Didalam kantor sudah menunggu perwakilan dari Gubernur Padtbrugge (kedudukan markas VOC tepat di kantor kodim sekarang). Diatas meja sudah disiapkan surat kontrak untuk perjanjian berupa “lange contract”. Dengan perantara Sultan Sibori disampaikan pesan Gubernur. Bataha tetap pada pendirian, tidak mau menandatangani surat perjanjian. Dengan alasan itu, maka bataha dijatuhi hukuman mati. Satu regu tembak dipersiapkan. Tembakan sudah dilakukan. Semua pengikut bataha menundukkan wajah, kecuali Diamanti. Apa yang terjadi, bataha masih tetap berdiri. Karena kesaktiannya, tubuh bataha tidak dapat di tembus peluru. Tim eksekutor merubah cara eksekusi, bataha diantar ke tanjung Tahuna dan digantung ditiang gantungan. Ditempat inilah bataha digantung pada seutas tali. Pada saat itu bataha menghembuskan nafas. Menjelang senja, mayat bataha diturunkan dari tiang gantungan. Sultan sibori yang tidak yakin akan kematian bataha, memerintahkan untuk memenggal kepala bataha dari badannya. Hal ini sering dilakukan sebelumnya kalau membunuh orang-orang yang memiliki kesaktian, dengan maksud untuk memastikan bahwa orang yang dibunuh, benar-benar sudah mati.

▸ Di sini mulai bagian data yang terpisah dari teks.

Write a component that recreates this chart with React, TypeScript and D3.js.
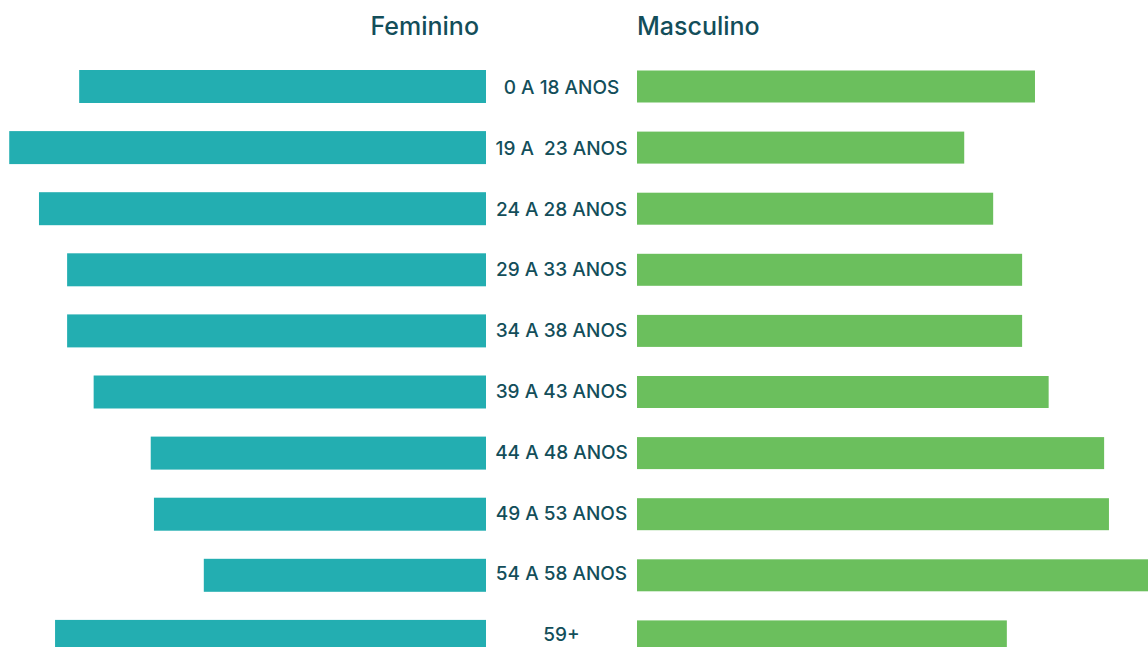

Menjelang subuh, sapellah adik Santiago, seorang diri datang mengambil mayat bataha. Karena tubuh bataha sangat besar maka sapelah tidak mampu mengankat seluruhnya. Diputuskannyalah utuk membawa kepala bataha ke istana di Bowongtiwo. Ketika berada di paghulu, hari mulai terang. Agar tidak diketahui oleh pihak VOC dan kakitangannya,maka sapela membelokan haluan perahunya ke salah satu pantai dan menguburkan kepala bataha di antara akar pepohonan besar. Nama tempat tersebut kemudian dikenal dengan nama “Nento”.
Bertahun-tahun kubur kepala bataha selalu dirahasiakan keberadaannya. Hanya orang-orang dekat kerajaan yang tahu dimana kubur kepala bataha. Sampai suatu hari tersibaklah rahasia itu dari mulut bapak Lepinus Musa sang penjaga makam. Diakhir tahun 1950 letak pasti kubur yang sebelumnya simpang siur akhirnya ditemukan. Sejak saat itu lengkaplah kenangan tentang Bataha Santiago. Sedangkan kubur badan bataha tidak pernah ditemukan. Inisiatif pencarian kubur kepala Santiago dilakukan oleh Christoporus Maneking, bapak Tiwa camat manganitu (keturunan Santiago dari isteri pertama) dan beberapa orang keturunan Santiago lainnya.
Makam dari Sapela (adik perempuan Santiago) pemimpin pasukan perang di lereng gunung. Menikah dengan Makahekung
Kehebatan dan kemahsyuran Santiago dalam berperang melawan penjajah, membuat nama Santiago diabadikan sebagai nama Komando Resort Militer Di Sulawesi Utara dengan nama Korem 131 Santiago.